A host must be certified by the OEM as FT-capable. Refer to the current Hardware Compatibility List (HCL) for a list of FT-supported servers.


Ensure that HV (Hardware Virtualization) is enabled in the BIOS.


Ensure that FT protected virtual machines are on shared storage (FC, iSCSI or NFS).


Ensure that the primary and secondary ESX hosts and virtual machines are in an HA-enabled cluster.


Ensure that there is no requirement to use DRS for VMware FT protected virtual machines; in this release VMware FT cannot be used with VMware DRS (although manual VMotion is allowed). - In vSphere 4.1, FT is integrated with DRS, which means that DRS can now load balance both the primary and secondary Fault Tolerant virtual machines.


Ensure that the primary and secondary ESX/ESXi hosts are running the same build of VMware ESX/ESXi.  Note: kb 1013637 published September 25, 2009 states that "When creating a cluster that will have fault tolerant virtual machines, the cluster should consist of all ESX hosts or all ESXi hosts and not a mix of ESX and ESXi hosts." - In vSphere 4.1, FT has a version associated with it, which means that the primary and secondary ESX do not need to be run at the same build number/patch level.


When you upgrade hosts that contain fault tolerant virtual machines, ensure that the Primary and Secondary VMs continue to run on hosts with the same ESX/ESXi version and patch level. In vSphere 4.1, FT has a version associated with it, which means that the primary and secondary ESX do not need to be run at the same build number/patch level.
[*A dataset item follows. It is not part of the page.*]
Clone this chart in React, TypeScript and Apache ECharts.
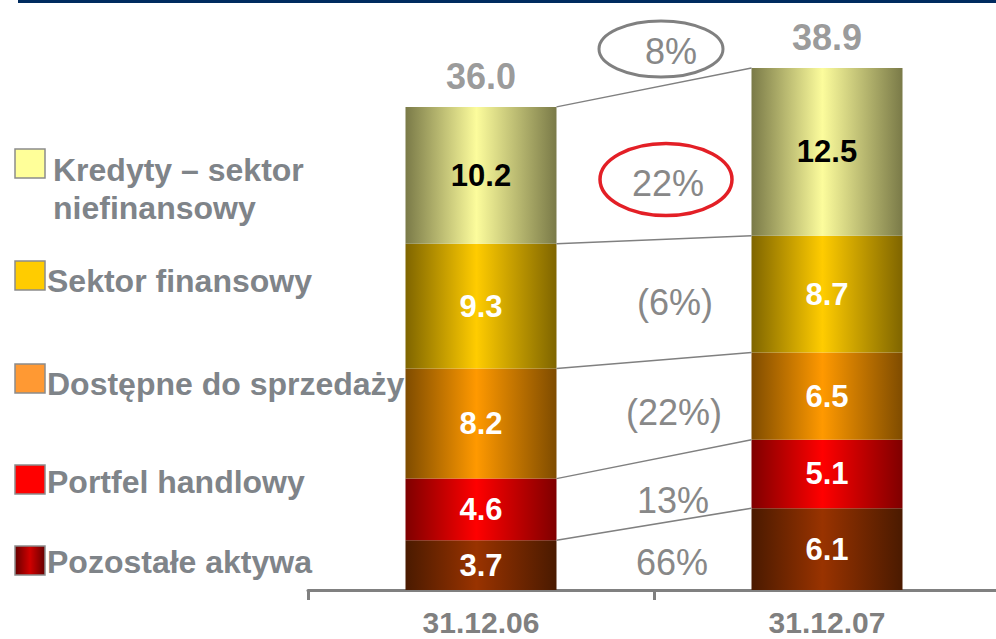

Ensure that there are will be no more than four VMware FT enabled virtual machine primaries or secondaries on any single ESX/ESXi host (from the configuration maximums document.)
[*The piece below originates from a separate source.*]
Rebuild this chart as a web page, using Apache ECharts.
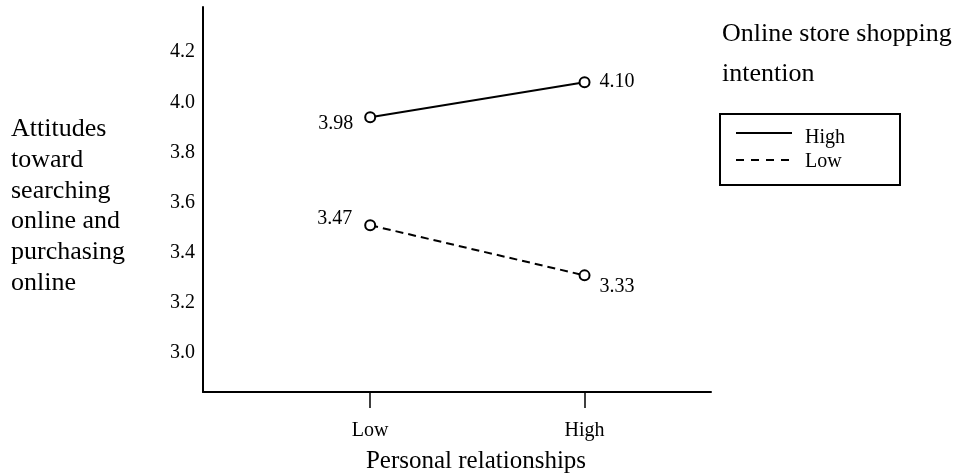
<!DOCTYPE html>
<html>
<head>
<meta charset="utf-8">
<title>Interaction plot</title>
<script src="https://cdn.jsdelivr.net/npm/echarts@6/dist/echarts.min.js"></script>
<style>
  html, body { margin: 0; padding: 0; background: #fff; }
  #chart { width: 961px; height: 475px; }
</style>
</head>
<body>
<div id="chart"></div>
<script>
// x 轴两个水平
const categories = ['Low', 'High'];
// 图例 / 系列名
const seriesNames = ['High', 'Low'];
// 绘制位置
const highValues = [3.94, 4.08];
const lowValues = [3.51, 3.31];
// 标注的数值
const highLabels = ['3.98', '4.10'];
const lowLabels = ['3.47', '3.33'];
// y 轴刻度
const yTicks = [3.0, 3.2, 3.4, 3.6, 3.8, 4.0, 4.2];

const FONT = "'Liberation Serif', 'Times New Roman', serif";

// 每个点的标签摆放
const highLabelPos = [
  { position: 'left', distance: 11, offset: [0, 6] },
  { position: 'right', distance: 9, offset: [0, 0] },
];
const lowLabelPos = [
  { position: 'left', distance: 12, offset: [0, -6] },
  { position: 'right', distance: 9, offset: [0, 11] },
];

function buildData(values, labels, pos) {
  return values.map((v, i) => ({
    value: [i + 1, v],
    label: {
      show: true,
      formatter: labels[i],
      position: pos[i].position,
      distance: pos[i].distance,
      offset: pos[i].offset,
      color: '#000',
      fontFamily: FONT,
      fontSize: 20,
    },
  }));
}

const chart = echarts.init(document.getElementById('chart'));

const options = {
  animation: false,
  backgroundColor: '#fff',
  grid: { left: 203, right: 250, top: 7, bottom: 83, containLabel: false },
  xAxis: {
    type: 'value',
    min: 0.22,
    max: 2.59,
    splitLine: { show: false },
    axisLine: { show: true, lineStyle: { color: '#000', width: 2 } },
    axisTick: {
      show: true,
      customValues: [1, 2],
      length: 16,
      lineStyle: { color: '#000', width: 1.5 },
    },
    axisLabel: {
      customValues: [1, 2],
      formatter: (v) => categories[Math.round(v) - 1] || '',
      margin: 29,
      color: '#000',
      fontFamily: FONT,
      fontSize: 20,
      lineHeight: 20,
    },
  },
  yAxis: {
    type: 'value',
    min: 2.845,
    max: 4.38,
    splitLine: { show: false },
    axisLine: { show: true, lineStyle: { color: '#000', width: 2 } },
    axisTick: { show: false },
    axisLabel: {
      customValues: yTicks,
      formatter: (v) => v.toFixed(1),
      margin: 8,
      color: '#000',
      fontFamily: FONT,
      fontSize: 20,
    },
  },
  series: [
    {
      name: seriesNames[0],
      type: 'line',
      data: buildData(highValues, highLabels, highLabelPos),
      symbol: 'emptyCircle',
      symbolSize: 10,
      itemStyle: { color: '#000', borderWidth: 2 },
      lineStyle: { color: '#000', width: 2, type: 'solid' },
    },
    {
      name: seriesNames[1],
      type: 'line',
      data: buildData(lowValues, lowLabels, lowLabelPos),
      symbol: 'emptyCircle',
      symbolSize: 10,
      itemStyle: { color: '#000', borderWidth: 2 },
      lineStyle: { color: '#000', width: 2, type: [8, 5] },
    },
  ],
  graphic: [
    // y 轴标题
    {
      type: 'text',
      x: 11,
      y: 114,
      style: {
        text: 'Attitudes\ntoward\nsearching\nonline and\npurchasing\nonline',
        fontFamily: FONT,
        fontSize: 26,
        lineHeight: 30.7,
        fill: '#000',
        verticalAlign: 'top',
      },
    },
    // x 轴标题
    {
      type: 'text',
      x: 476,
      y: 461,
      style: {
        text: 'Personal relationships',
        fontFamily: FONT,
        fontSize: 25,
        fill: '#000',
        align: 'center',
        verticalAlign: 'middle',
      },
    },
    // 图例标题
    {
      type: 'text',
      x: 722,
      y: 14,
      style: {
        text: 'Online store shopping\nintention',
        fontFamily: FONT,
        fontSize: 26,
        lineHeight: 40,
        fill: '#000',
        verticalAlign: 'top',
      },
    },
    // 图例框
    {
      type: 'rect',
      shape: { x: 720, y: 114, width: 180, height: 71 },
      style: { fill: '#fff', stroke: '#000', lineWidth: 2 },
    },
    {
      type: 'line',
      shape: { x1: 736, y1: 133, x2: 792, y2: 133 },
      style: { stroke: '#000', lineWidth: 2 },
    },
    {
      type: 'line',
      shape: { x1: 736, y1: 160, x2: 792, y2: 160 },
      style: { stroke: '#000', lineWidth: 2, lineDash: [8, 7] },
    },
    {
      type: 'text',
      x: 805,
      y: 137.6,
      style: {
        text: seriesNames[0],
        fontFamily: FONT,
        fontSize: 20,
        fill: '#000',
        verticalAlign: 'middle',
      },
    },
    {
      type: 'text',
      x: 805,
      y: 161.6,
      style: {
        text: seriesNames[1],
        fontFamily: FONT,
        fontSize: 20,
        fill: '#000',
        verticalAlign: 'middle',
      },
    },
  ],
};

chart.setOption(options);
</script>
</body>
</html>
Ensure that at least gigabit NICs are used. (10 Gbit NICs can be used as well as jumbo frames enabled for better performance.) Each host must have a VMotion and a Fault Tolerance Logging NIC configured. The VMotion and FT logging NICs must be on different subnets.


Ensure that host certificate checking is enabled (enabled by default) before you add the ESX/ESXi host to vCenter Server.


Ensure that IPv4 is used for the Fault Tolerance logging network.  (HA does support IPv6 for management networks.)


Ensure that there is no user requirement to use NPT/EPT (Nested Page Tables/Extended Page Tables) since VMware FT disables NPT/EPT on the ESX host.


VMware Fault Tolerance requires a dedicated Gigabit Ethernet network between the physical servers, 10 Gigabit Ethernet should be considered if VMware FT is enabled for many virtual machines on the same host.


There are no limits on how many virtual machines in a VMware DRS or VMware HA cluster can be enabled for VMware FT, but every machine with VMware FT enabled takes up twice as much capacity; this should be built into the configuration.


Overhead is dependent on the workload and can be as low as 5% or as much as 20%.


If firewalls or other controls exist between ESX hosts, ports 8100, 8200 (Outgoing TCP, incoming and outgoing UDP) must be open.


Ensure that a resource pool containing fault tolerant virtual machines has excess memory above the memory size of the virtual machines. Fault tolerant virtual machines use their full memory reservation. Without this excess in the resource pool, there might not be any memory available to use as overhead memory.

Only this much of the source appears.